Roy Scheider (and Bruce) in Jaws

But I think the real explanation is even simpler. In Jaws, it makes sense to leave the shark off screen: for the most part, we’re seeing events from the perspective of men on shore or on the boat, fighting an unseen foe, and as long as we stick to their point of view—which makes for good dramatic logic—we won’t see more than a dorsal fin or underwater shadow. The same holds for Alien, which pits its crew against a single murderous creature in a labyrinth of darkness, and even Close Encounters, where the flying objects, by definition, are elusive enough to remain unidentified. But Godzilla is hard to miss. He’s 350 feet tall. This is a creature defined by its overwhelming physical presence, and to keep him out of sight, we need to artificially depart from the perspective of those on the ground. We cut away from the main action or cheat the lighting and the camera angles, so instead of seeing things through a character’s eyes, we enforce a kind of alienation from what the human beings in the story are experiencing. (Having already been entertained but underwhelmed by Pacific Rim, I’m starting to think that any story about two or more really big monsters might be inherently undramatic: there isn’t enough room for action on a human scale when the plot turns on a fistfight between creatures the size of skyscrapers.)

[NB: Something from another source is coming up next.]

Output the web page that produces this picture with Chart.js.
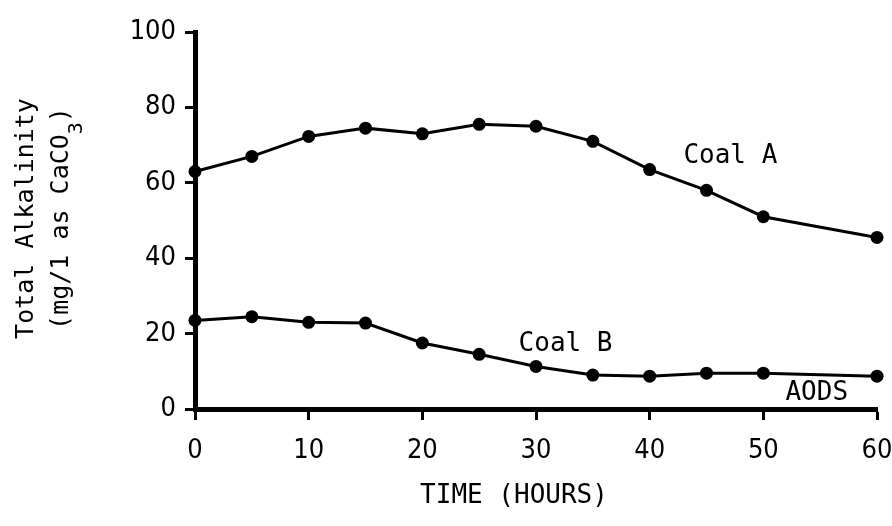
<!DOCTYPE html>
<html>
<head>
<meta charset="utf-8">
<script src="https://cdn.jsdelivr.net/npm/chart.js@4.4.1/dist/chart.umd.min.js"></script>
<style>
  html, body { margin: 0; padding: 0; background: #fff; }
  #wrap { width: 892px; height: 526px; }
</style>
</head>
<body>
<div id="wrap"><canvas id="c" width="892" height="526"></canvas></div>
<script>
// Sampling times (hours) and total alkalinity (mg/l as CaCO3) per coal
const hours = [0, 5, 10, 15, 20, 25, 30, 35, 40, 45, 50, 60];
const coalA = [63, 67, 72.3, 74.5, 73, 75.5, 75, 71, 63.5, 58, 51, 45.5];
const coalB = [23.5, 24.5, 23, 22.8, 17.5, 14.5, 11.3, 9, 8.7, 9.5, 9.5, 8.7];

// Axis ticks
const xTicks = [0, 10, 20, 30, 40, 50, 60];
const yTicks = [0, 20, 40, 60, 80, 100];

// Text drawn on the plot
const curveLabels = ['Coal A', 'Coal B', 'AODS'];
const xTitle = 'TIME (HOURS)';
const yTitleLine1 = 'Total Alkalinity';
const yTitleLine2 = ['(mg/1 as CaCO', '3', ')'];

const MONO = '"DejaVu Sans Mono", "Liberation Mono", monospace';
const NARROW = '"Liberation Sans Narrow", "DejaVu Sans Condensed", "Liberation Sans", sans-serif';

const toPoints = vals => hours.map((h, i) => ({ x: h, y: vals[i] }));

const lineStyle = {
  borderColor: '#000',
  borderWidth: 3,
  pointRadius: 6.5,
  pointHoverRadius: 6.5,
  pointBackgroundColor: '#000',
  pointBorderWidth: 0,
  tension: 0,
  fill: false,
  clip: false
};

// Curve names, axis titles (with the CaCO3 subscript)
const annotate = {
  id: 'annotate',
  afterDraw(chart) {
    const { ctx, chartArea: a, scales: { x, y } } = chart;
    ctx.save();
    ctx.fillStyle = '#000';
    ctx.textBaseline = 'alphabetic';
    ctx.textAlign = 'center';
    ctx.font = '26px ' + MONO;

    // label anchors in data units: [hours, alkalinity]
    const anchors = [[47.1, 65.2], [32.6, 15.4], [54.7, 2.4]];
    curveLabels.forEach((t, i) => {
      ctx.fillText(t, x.getPixelForValue(anchors[i][0]), y.getPixelForValue(anchors[i][1]));
    });

    ctx.fillText(xTitle, (a.left + a.right) / 2 - 22, a.bottom + 94);

    // vertical title, reading bottom to top
    const cy = (a.top + a.bottom) / 2 - 2;
    ctx.translate(0, cy);
    ctx.rotate(-Math.PI / 2);
    ctx.font = '25px ' + MONO;
    ctx.fillText(yTitleLine1, 0, 33);

    const mainFont = '25px ' + MONO, subFont = '20px ' + MONO;
    ctx.font = mainFont;
    const w1 = ctx.measureText(yTitleLine2[0]).width;
    const w3 = ctx.measureText(yTitleLine2[2]).width;
    ctx.font = subFont;
    const w2 = ctx.measureText(yTitleLine2[1]).width;
    let sx = -(w1 + w2 + w3) / 2;
    ctx.textAlign = 'left';
    ctx.font = mainFont;
    ctx.fillText(yTitleLine2[0], sx, 68);
    sx += w1;
    ctx.font = subFont;
    ctx.fillText(yTitleLine2[1], sx, 82);
    sx += w2;
    ctx.font = mainFont;
    ctx.fillText(yTitleLine2[2], sx, 68);
    ctx.restore();
  }
};

new Chart(document.getElementById('c'), {
  type: 'line',
  data: {
    datasets: [
      Object.assign({ label: curveLabels[0], data: toPoints(coalA) }, lineStyle),
      Object.assign({ label: curveLabels[1], data: toPoints(coalB) }, lineStyle)
    ]
  },
  options: {
    responsive: false,
    devicePixelRatio: 1,
    animation: false,
    layout: { padding: { top: 32, right: 15, left: 0, bottom: 0 } },
    plugins: { legend: { display: false }, tooltip: { enabled: false } },
    scales: {
      x: {
        type: 'linear',
        min: xTicks[0],
        max: xTicks[xTicks.length - 1],
        afterBuildTicks: s => { s.ticks = xTicks.map(v => ({ value: v })); },
        ticks: { color: '#000', font: { family: NARROW, size: 27 }, padding: 15, maxRotation: 0, autoSkip: false },
        grid: { drawOnChartArea: false, drawTicks: true, tickLength: 11, tickWidth: 3, tickColor: '#000' },
        border: { display: true, color: '#000', width: 5 },
        afterFit: s => { s.height = 117; s.paddingLeft = 0; s.paddingRight = 0; }
      },
      y: {
        type: 'linear',
        min: yTicks[0],
        max: yTicks[yTicks.length - 1],
        afterBuildTicks: s => { s.ticks = yTicks.map(v => ({ value: v })); },
        ticks: { color: '#000', font: { family: NARROW, size: 27 }, padding: 9, autoSkip: false },
        grid: { drawOnChartArea: false, drawTicks: true, tickLength: 10, tickWidth: 3, tickColor: '#000' },
        border: { display: true, color: '#000', width: 5 },
        afterFit: s => { s.width = 195; s.paddingTop = 0; s.paddingBottom = 0; }
      }
    }
  },
  plugins: [annotate]
});
</script>
</body>
</html>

In other words, Godzilla understands the “rule” that it shouldn’t show the monster, but it forgets why that rule has meaning in the first place. Watching it, I felt much the same way I did when I saw Ti West’s The House of the Devil. In that movie, we’re repeatedly shown the heroine moving past dark doorways, and each time she does, our heart rate accelerates—but time and again, nothing happens. And after an hour of establishing the layout of its terrifying house, when the horror finally does come, the film commits the ultimate crime: it cuts away to a room we’ve never seen. Maybe it knows, rightly, that dread is more effective than terror, but it forgets an even more basic rule: if you’re going to tease us with all those shots of a doorway, sooner or later, something has to come out of that door. Godzilla makes much the same mistake, which is only a reminder of the difference between approaching a genre from the outside, even from the standpoint of a loving fan, and figuring out its logic from within, as Spielberg did. Rules, to the extent they exist, are there for a reason, and it can be dangerous, especially for smart storytellers, to honor those conventions with great technical skill while failing to articulate while they’re there in the first place. And as Godzilla proves, you can be a careful, perceptive, and talented director, but still miss the monster in the room.